Having spent many an hour chasing errant bits around a webpage in HTML, I sure do appreciate the utility Adobe has built into Acrobat for fixing a document’s format. Adobe’s format fixer offers added peace of mind against documents being corrupted or destroyed by bizarre browser antics, evil doers and so on. It also reduces problems all to often encountered by the recipient when sending .doc, .xls or .ppt e-mail attachments. In fact, the whole Acrobat suite (www.adobe.com) is a good investment, though it is a bit pricey.
On certain occasions I have had to spend quite a few hours taking somebody else’s PDF artistry and retyping it into Word. There is an alternative! Scansoft’s PDF Converter (www.scansoft.com) does exactly what it says on the box.
The Word document retains the same format as the Acrobat-encapsulated original and does it in more than 100 languages. It’s not 100 per cent as good as Scansoft would like you to believe, but it’s not far short of 99 per cent. It’s a heck of a lot faster than retyping, for sure. You’ll still need the full-tilt boogie version of Acrobat if you want to turn your Word doc file back into a PDF, though.
Paper is a pain in the butt, frankly. The trees disappear faster than they should and in my experience, any important bit of data on one of those dead tree slices either gets chucked in the bin or misfiled before its value is completely extracted. My filing cabinet is filled with stuff I will never use and the stuff I need is never where I can find it.
While talking to Scansoft about their lovely PDF Converter, Scansoft mentioned that it had a package that converted the other way, with knobs on. Paperport Pro 9 from the Scansoft stable is nothing less than a light-weight document management/workflow system suitable for a small business or work group. With a single installation, you can do network scanning of hard copy, convert the usual document formats into PDF and, most important for me, find all of your myriad stuff with a simple but reasonably powerful search engine that works with content, keywords or annotations – no more thrashing through piles of paper! I love being able to annotate PDFs with little electronic bits of yellow paper.
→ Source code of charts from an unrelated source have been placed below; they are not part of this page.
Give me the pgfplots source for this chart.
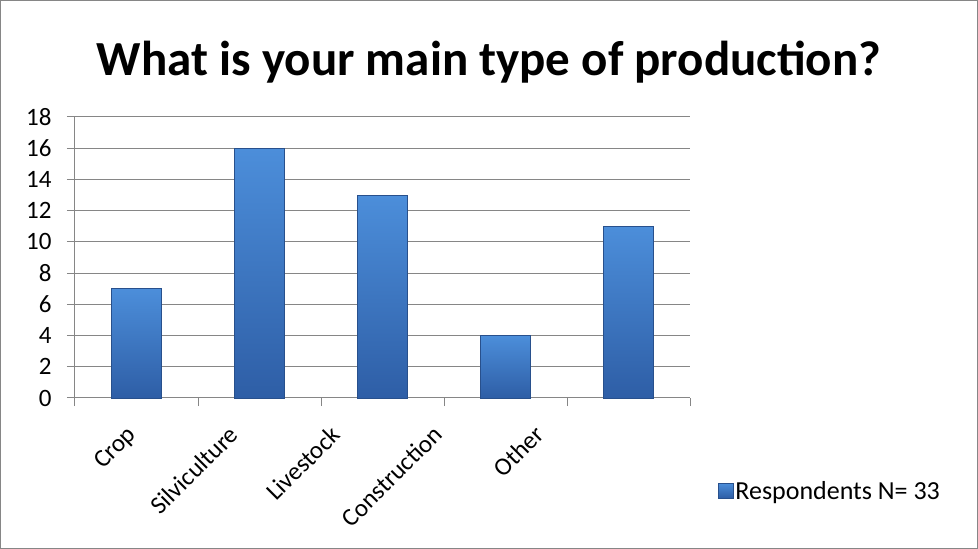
\documentclass[border=0pt]{standalone}
\usepackage{pgfplots}
\pgfplotsset{compat=1.18}
\usepackage{fontspec}
\setmainfont{Carlito}
\definecolor{gridgray}{RGB}{134,134,134}
\definecolor{bardark}{RGB}{46,94,166}
\definecolor{barmid}{RGB}{76,142,218}
\definecolor{barline}{RGB}{40,80,140}
\definecolor{framegray}{RGB}{134,134,134}
\pgfplotsset{mybar/.style={draw=barline, line width=0.6pt, top color=barmid, bottom color=bardark, bar shift=0pt}}
\begin{document}
\begin{tikzpicture}
\draw[framegray, line width=1pt] (0.5pt,0.5pt) rectangle (977.5pt,548.5pt);
\node[font=\fontsize{49}{55}\selectfont\bfseries, anchor=center] at (489pt,487pt) {What is your main type of production?};
\begin{axis}[
  at={(75pt,151pt)}, anchor=south west,
  scale only axis, width=615pt, height=281pt,
  xmin=-0.5, xmax=4.5, ymin=0, ymax=18,
  ytick={0,2,...,18},
  xtick={0,1,2,3,4},
  xticklabels={},
  minor xtick={-0.5,0.5,1.5,2.5,3.5,4.5},
  major x tick style={draw=none},
  minor tick length=8pt,
  major tick length=8pt,
  tick align=outside,
  tick style={gridgray, line width=1pt},
  ymajorgrids, grid style={gridgray, line width=1pt},
  axis x line*=bottom, axis y line*=left,
  axis line style={gridgray, line width=1pt, -},
  tick label style={font=\fontsize{25}{30}\selectfont},
  /pgf/number format/assume math mode=true,
  yticklabel style={xshift=-12pt},
  ybar, bar width=50pt,
  legend style={draw=none, at={(1.04,-0.331)}, anchor=west, font=\fontsize{26}{31}\selectfont, fill=none},
  legend image code/.code={\shade[top color=barmid, bottom color=bardark, draw=barline] (0pt,-7pt) rectangle (15pt,8pt);},
  clip=false,
]
\addplot[mybar] coordinates {(0,7)};
\addlegendentry{Respondents N= 33}
\addplot[mybar, forget plot] coordinates {(1,16)};
\addplot[mybar, forget plot] coordinates {(2,13)};
\addplot[mybar, forget plot] coordinates {(3,4)};
\addplot[mybar, forget plot] coordinates {(4,11)};
\foreach \i/\lab in {0/Crop,1/Silviculture,2/Livestock,3/Construction,4/Other}{
  \edef\temp{\noexpand\node[xshift={-11pt-21pt*\i}, yshift=-26pt, rotate=45, anchor=north east, inner sep=0pt, font=\noexpand\fontsize{25}{30}\noexpand\selectfont] at (axis cs:\i,0) {\lab};}
  \temp
}
\end{axis}
\end{tikzpicture}
\end{document}
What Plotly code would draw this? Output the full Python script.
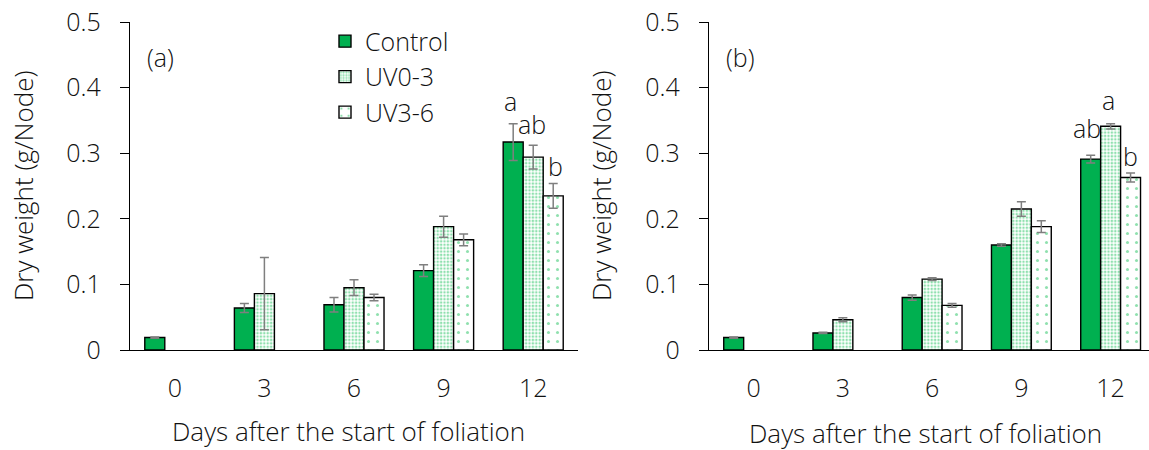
import plotly.graph_objects as go

days = ["0", "3", "6", "9", "12"]

# Panel (a)
a_control = [0.019, 0.064, 0.069, 0.121, 0.317]
a_control_err = [0.001, 0.007, 0.011, 0.009, 0.028]
a_uv03 = [None, 0.086, 0.095, 0.188, 0.294]
a_uv03_err = [0, 0.055, 0.012, 0.016, 0.018]
a_uv36 = [None, None, 0.080, 0.168, 0.235]
a_uv36_err = [0, 0, 0.005, 0.009, 0.019]

# Panel (b)
b_control = [0.019, 0.026, 0.080, 0.160, 0.291]
b_control_err = [0.001, 0.001, 0.004, 0.002, 0.006]
b_uv03 = [None, 0.046, 0.108, 0.215, 0.341]
b_uv03_err = [0, 0.003, 0.002, 0.011, 0.004]
b_uv36 = [None, None, 0.068, 0.188, 0.263]
b_uv36_err = [0, 0, 0.003, 0.009, 0.007]

# Significance letters for day 12
a_letters = ["a", "ab", "b"]
b_letters = ["ab", "a", "b"]

GREEN = "#00b050"
DOT = "#1fc25e"
FONT = "Open Sans"
TXT = "#111111"
W, H = 1149, 450
TOP, BOTTOM = 22, 350          # pixel rows of the plot area


def py(pixel_row):
    """Pixel row -> paper y (paper spans the plot area vertically)."""
    return (BOTTOM - pixel_row) / (BOTTOM - TOP)


def font(size):
    return dict(family=FONT, size=size, color=TXT, weight=300)


fig = go.Figure()


def add_panel(xa, ya, ctrl, ctrl_e, uv1, uv1_e, uv2, uv2_e, show_legend):
    common = dict(xaxis=xa, yaxis=ya, marker_line_color="black", marker_line_width=1.4)
    err = dict(type="data", visible=True, color="#7f7f7f", thickness=1.5, width=4.5)
    fig.add_trace(go.Bar(x=days, y=ctrl, name="Control", showlegend=show_legend,
                         marker_color=GREEN, error_y=dict(array=ctrl_e, **err), **common))
    fig.add_trace(go.Bar(x=days, y=uv1, name="UV0-3", showlegend=show_legend,
                         marker=dict(color="white",
                                     pattern=dict(shape=".", fgcolor=DOT, bgcolor="white",
                                                  size=3.4, solidity=0.45)),
                         error_y=dict(array=uv1_e, **err), **common))
    fig.add_trace(go.Bar(x=days, y=uv2, name="UV3-6", showlegend=show_legend,
                         marker=dict(color="white",
                                     pattern=dict(shape=".", fgcolor=DOT, bgcolor="white",
                                                  size=9, solidity=0.09)),
                         error_y=dict(array=uv2_e, **err), **common))


add_panel("x", "y", a_control, a_control_err, a_uv03, a_uv03_err, a_uv36, a_uv36_err, True)
add_panel("x2", "y2", b_control, b_control_err, b_uv03, b_uv03_err, b_uv36, b_uv36_err, False)

xaxis_style = dict(type="category", showline=True, linecolor="black",
                   linewidth=1.4, ticks="", showgrid=False, zeroline=False,
                   ticklabelstandoff=16, tickfont=font(25))
yaxis_style = dict(range=[0, 0.5], dtick=0.1, tickformat="~g", showline=True, linecolor="black",
                   linewidth=1.4, ticks="outside", ticklen=9, tickcolor="black", tickwidth=1.4,
                   showgrid=False, zeroline=False, ticklabelstandoff=14,
                   tickfont=font(25))

annotations = []

# Day-12 letters: anchored on each bar's error-bar top, nudged in pixels
a_tops = [a_control[4] + a_control_err[4], a_uv03[4] + a_uv03_err[4], a_uv36[4] + a_uv36_err[4]]
b_tops = [b_control[4] + b_control_err[4], b_uv03[4] + b_uv03_err[4], b_uv36[4] + b_uv36_err[4]]
a_nudge = [(-23, 4), (-1, 2), (22, -2)]
b_nudge = [(-24, 8), (-2, 5), (20, -2)]
for letters, tops, nudge, xr, yr in ((a_letters, a_tops, a_nudge, "x", "y"),
                                     (b_letters, b_tops, b_nudge, "x2", "y2")):
    for letter, top, (dx, dy) in zip(letters, tops, nudge):
        annotations.append(dict(x=4, y=top, xref=xr, yref=yr, text=letter, showarrow=False,
                                xshift=dx, yshift=dy, xanchor="center", yanchor="bottom",
                                font=font(25)))

annotations += [
    dict(x=145 / W, y=py(57), xref="paper", yref="paper", text="(a)", showarrow=False,
         xanchor="left", yanchor="middle", font=font(25)),
    dict(x=724 / W, y=py(57), xref="paper", yref="paper", text="(b)", showarrow=False,
         xanchor="left", yanchor="middle", font=font(25)),
    dict(x=348 / W, y=py(431), xref="paper", yref="paper",
         text="Days after the start of foliation", showarrow=False,
         xanchor="center", yanchor="middle", font=font(26)),
    dict(x=925 / W, y=py(433), xref="paper", yref="paper",
         text="Days after the start of foliation", showarrow=False,
         xanchor="center", yanchor="middle", font=font(26)),
    dict(x=23 / W, y=py(186), xref="paper", yref="paper",
         text="Dry weight (g/Node)", showarrow=False, textangle=-90,
         xanchor="center", yanchor="middle", font=font(26)),
    dict(x=601 / W, y=py(186), xref="paper", yref="paper",
         text="Dry weight (g/Node)", showarrow=False, textangle=-90,
         xanchor="center", yanchor="middle", font=font(26)),
]

fig.update_layout(
    width=W, height=H,
    margin=dict(l=0, r=0, t=TOP, b=H - BOTTOM),
    paper_bgcolor="white", plot_bgcolor="white",
    barmode="group", bargap=0.33, bargroupgap=0,
    xaxis=dict(domain=[130 / W, 578 / W], anchor="y", range=[-0.5, 4.5], **xaxis_style),
    yaxis=dict(domain=[0, 1], anchor="x", **yaxis_style),
    # right panel runs past the page edge
    xaxis2=dict(domain=[709 / W, 1.0], anchor="y2", range=[-0.5, 4.43], **xaxis_style),
    yaxis2=dict(domain=[0, 1], anchor="x2", **yaxis_style),
    legend=dict(x=325 / W, y=1.011, xanchor="left", yanchor="top",
                bgcolor="rgba(0,0,0,0)", font=font(25),
                tracegroupgap=0, itemwidth=30),
    annotations=annotations,
    showlegend=True,
)

fig.write_html("out.html")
While I am on the subject of creating order out of chaos, my favourite holiday season application has to be Adobe’s Photoshop Album 2.0. Whether your digital camera work is for use in the day job or you’re just preserving the family’s happy moments, you soon wind up with a lot of megabytes of files, many with the same name and no way to sort them out easily to find what you want six days, let alone six years on from now. Just go buy Photoshop Album and relax.
I couldn’t finish my list of gotta-haves for the year ahead without mentioning Brainstorm, quaintly christened ‘The Ideas Processor’ when it was launched 20 years ago. It’s still going strong. I have also grown partial to iGrafx FlowCharter (www.igrafx.com) from the enterprise corner of the Corel stable. Dead handy it is when you need a picture to simplify or communicate complex business structures or processes. It doesn’t do you any good to make your customers feel thick.
Lest we forget, here are two stalwarts that help maintain focus on the task at hand: Grisoft AVG antivirus software (www.grisoft.com) that costs an individual nothing, but can save a fortune in downtime if the gremlins get in. Then there’s Stopzilla (www.stopzilla.com) that fries those stupid browser pop-ups before politically challenged language fries the ears of nearby coworkers.
It’s a relief to get back to work again, but let’s not work harder than we have to, eh? Propping up Office with some of the soft stuff above might free up a few extra Fridays!